The demo version works with the Enron email collection, but you can
also download it from here and run it on your own
email. Unzip, start it as described in the readme, index an mbox collection (e.g., as a "takeout" file from gmail), and you should be off and running.
- Professor Doug Oard attended the NTCIR Workshop in Tokyo Japan
in December, 2017 to explore the design of a privacy task for the
Lifelogging track of NTCIR 14, one of the world's major information
retrieval evaluation venues.
- Ph.D. Student Yulu Wang successfully defended her dissertation in
November, 2017!
- Professor Doug Oard presented at talk on this project at the
University of New Hampshire in September, 2017.

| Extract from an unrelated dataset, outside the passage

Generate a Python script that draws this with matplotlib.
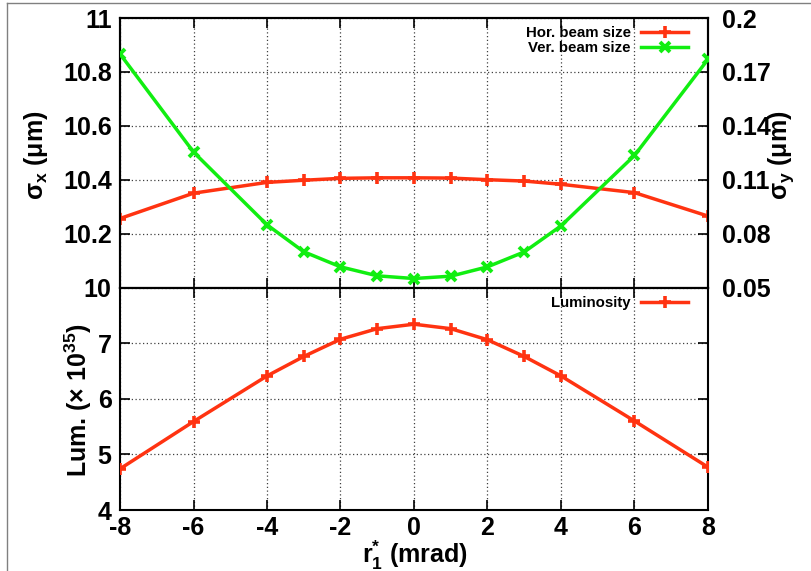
import matplotlib
matplotlib.use("Agg")
import matplotlib.pyplot as plt
from matplotlib.lines import Line2D

plt.rcParams['font.family'] = ['Liberation Sans', 'DejaVu Sans']
plt.rcParams['font.weight'] = 'bold'
plt.rcParams['axes.labelweight'] = 'bold'
plt.rcParams['mathtext.fontset'] = 'custom'
plt.rcParams['mathtext.rm'] = 'Liberation Sans:bold'
plt.rcParams['mathtext.it'] = 'Liberation Sans:bold'
plt.rcParams['mathtext.bf'] = 'Liberation Sans:bold'

# ---- data ----
angle = [-8, -6, -4, -3, -2, -1, 0, 1, 2, 3, 4, 6, 8]
hor_size = [10.256, 10.350, 10.390, 10.398, 10.405, 10.407, 10.407, 10.406, 10.400, 10.395, 10.383, 10.352, 10.265]
ver_size = [0.180, 0.1254, 0.0849, 0.0699, 0.0615, 0.0565, 0.0550, 0.0563, 0.0615, 0.0698, 0.0843, 0.1235, 0.177]
lumi = [4.74, 5.59, 6.41, 6.76, 7.07, 7.26, 7.34, 7.26, 7.06, 6.76, 6.41, 5.60, 4.77]

xticks = [-8, -6, -4, -2, 0, 2, 4, 6, 8]
left_ticks = [10, 10.2, 10.4, 10.6, 10.8, 11]
left_labels = ['10', '10.2', '10.4', '10.6', '10.8', '11']
right_ticks = [0.05, 0.08, 0.11, 0.14, 0.17, 0.2]
right_labels = ['0.05', '0.08', '0.11', '0.14', '0.17', '0.2']
lum_ticks = [4, 5, 6, 7, 8]
lum_labels = ['4', '5', '6', '7', '']

RED = '#ff3311'
GREEN = '#11ee11'
FS = 18
LFS = 10.8

fig = plt.figure(figsize=(8.12, 5.71), dpi=100)
L, R = 120/812, 708/812
ax1 = fig.add_axes([L, 1-287.5/571, R-L, (287.5-18)/571])
ax2 = fig.add_axes([L, 1-510/571, R-L, (510-287.5)/571])
ax1r = ax1.twinx()

grid_kw = dict(color='0.25', linestyle=(0, (1, 2)), linewidth=0.9)

# top panel
ax1.plot(angle, hor_size, color=RED, lw=2.5, marker='+', ms=9, mew=2.6, zorder=3)
ax1r.plot(angle, ver_size, color=GREEN, lw=2.5, marker='x', ms=7, mew=2.8, zorder=3)
ax1.set_xlim(-8, 8)
ax1.set_ylim(10, 11)
ax1r.set_ylim(0.05, 0.2)
ax1.set_xticks(xticks)
ax1.set_xticklabels([])
ax1.set_yticks(left_ticks)
ax1.set_yticklabels(left_labels)
ax1r.set_yticks(right_ticks)
ax1r.set_yticklabels(right_labels)
ax1.grid(True, **grid_kw)
ax1.tick_params(axis='both', direction='in', length=7, width=1.2, top=True, labelsize=FS)
ax1.tick_params(axis='y', pad=6)
ax1r.tick_params(axis='y', direction='in', length=7, width=1.2, labelsize=FS, pad=10)
ax1.set_ylabel(r'$\sigma_{x}$ ($\mu$m)', fontsize=FS)
ax1.yaxis.set_label_coords(-0.119, 0.49)
ax1r.set_ylabel(r'$\sigma_{y}$ ($\mu$m)', fontsize=FS, rotation=90)
ax1r.yaxis.set_label_coords(1.100, 0.49)

h1 = Line2D([], [], color=RED, lw=2.5, marker='+', ms=9, mew=2.6)
h2 = Line2D([], [], color=GREEN, lw=2.5, marker='x', ms=7, mew=2.8)
leg = ax1r.legend([h1, h2], ['Hor. beam size', 'Ver. beam size'], loc='upper right',
                  bbox_to_anchor=(0.976, 0.993), borderaxespad=0.0,
                  frameon=False, markerfirst=False, fontsize=LFS, handlelength=3.1,
                  labelspacing=0.1, handletextpad=0.7)
for t in leg.get_texts():
    t.set_ha('right')

# bottom panel
ax2.plot(angle, lumi, color=RED, lw=2.5, marker='+', ms=9, mew=2.6, zorder=3, label='Luminosity')
ax2.set_xlim(-8, 8)
ax2.set_ylim(4, 8)
ax2.set_xticks(xticks)
ax2.set_xticklabels([str(v) for v in xticks])
ax2.set_yticks(lum_ticks)
ax2.set_yticklabels(lum_labels)
ax2.grid(True, **grid_kw)
ax2.tick_params(axis='both', direction='in', length=7, width=1.2, top=True, right=True, labelsize=FS)
ax2.tick_params(axis='y', pad=6)
ax2.tick_params(axis='x', pad=4)
ax2.set_ylabel(r'Lum. ($\times$ 10$^{35}$)', fontsize=FS)
ax2.yaxis.set_label_coords(-0.045, 0.494)
ax2.set_xlabel(r'r$^{*}_{1}$ (mrad)', fontsize=FS)
ax2.xaxis.set_label_coords(0.502, -0.128)
ax2.legend(loc='upper right', bbox_to_anchor=(0.976, 0.989), borderaxespad=0.0,
           frameon=False, markerfirst=False, fontsize=LFS,
           handlelength=3.1, handletextpad=0.7)

for ax in (ax1, ax1r, ax2):
    for s in ax.spines.values():
        s.set_linewidth(1.5)

# outer gray frame (partially visible)
fig.add_artist(Line2D([7/812, 7/812], [0, 1-3/571], color='0.5', lw=1.0, transform=fig.transFigure))
fig.add_artist(Line2D([7/812, 1], [1-3/571, 1-3/571], color='0.5', lw=1.0, transform=fig.transFigure))

fig.savefig('out.png', dpi=100)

- Professor Katie Shilton presented a paper at the Digital
Humanities Conference's First International Workshop on Privacy
Sensitive Collections for Digital Scholarship in Montreal, Canada in
August, 2017.
- Professor Doug Oard gave a public presentation on "Creating Search
Engines that Know What Not to Find" at Search Engines Amsterdam in the
Netherlands in June, 2017.
- Professor Doug Oard presented a paper on "When is it Rational to
Review for Privilege?" at the ICAIL 2017 DESI Workshop in London in
June, 2017.
- Professor Doug Oard presented a talk on this project at the
University of Glasgow (UK) in June, 2017.
- Ph.D. Student Mossaab Bagdouri created our first system for
detecting sensitive content in email in June, 2017.
- Computer Science Ph.D. Student Mossaab Bagdouri successfully defended his
dissertation in May, 2017!
- Professor Doug Oard gave a talk on this project at the National
Institute of Informatics in Tokyo, Japan in December, 2016.
- Professor Doug Oard gave an invited talk on "The Other Side of
the Coin: Proactive Language Technologies for Protecting Sensitive
Content" at the AAAI Fall Symposium on Privacy and Language
Technologies in Arlington, VA in November, 2016.
- Professor Doug Oard gave a talk on Effectively Searching
Among Sensitive Content at the University of Florida in
September, 2016.
- Professor Doug Oard inaugurated the new project with a talk
on Effectively Searching Among Sensitive Content at the
University of Central Florida in September, 2016.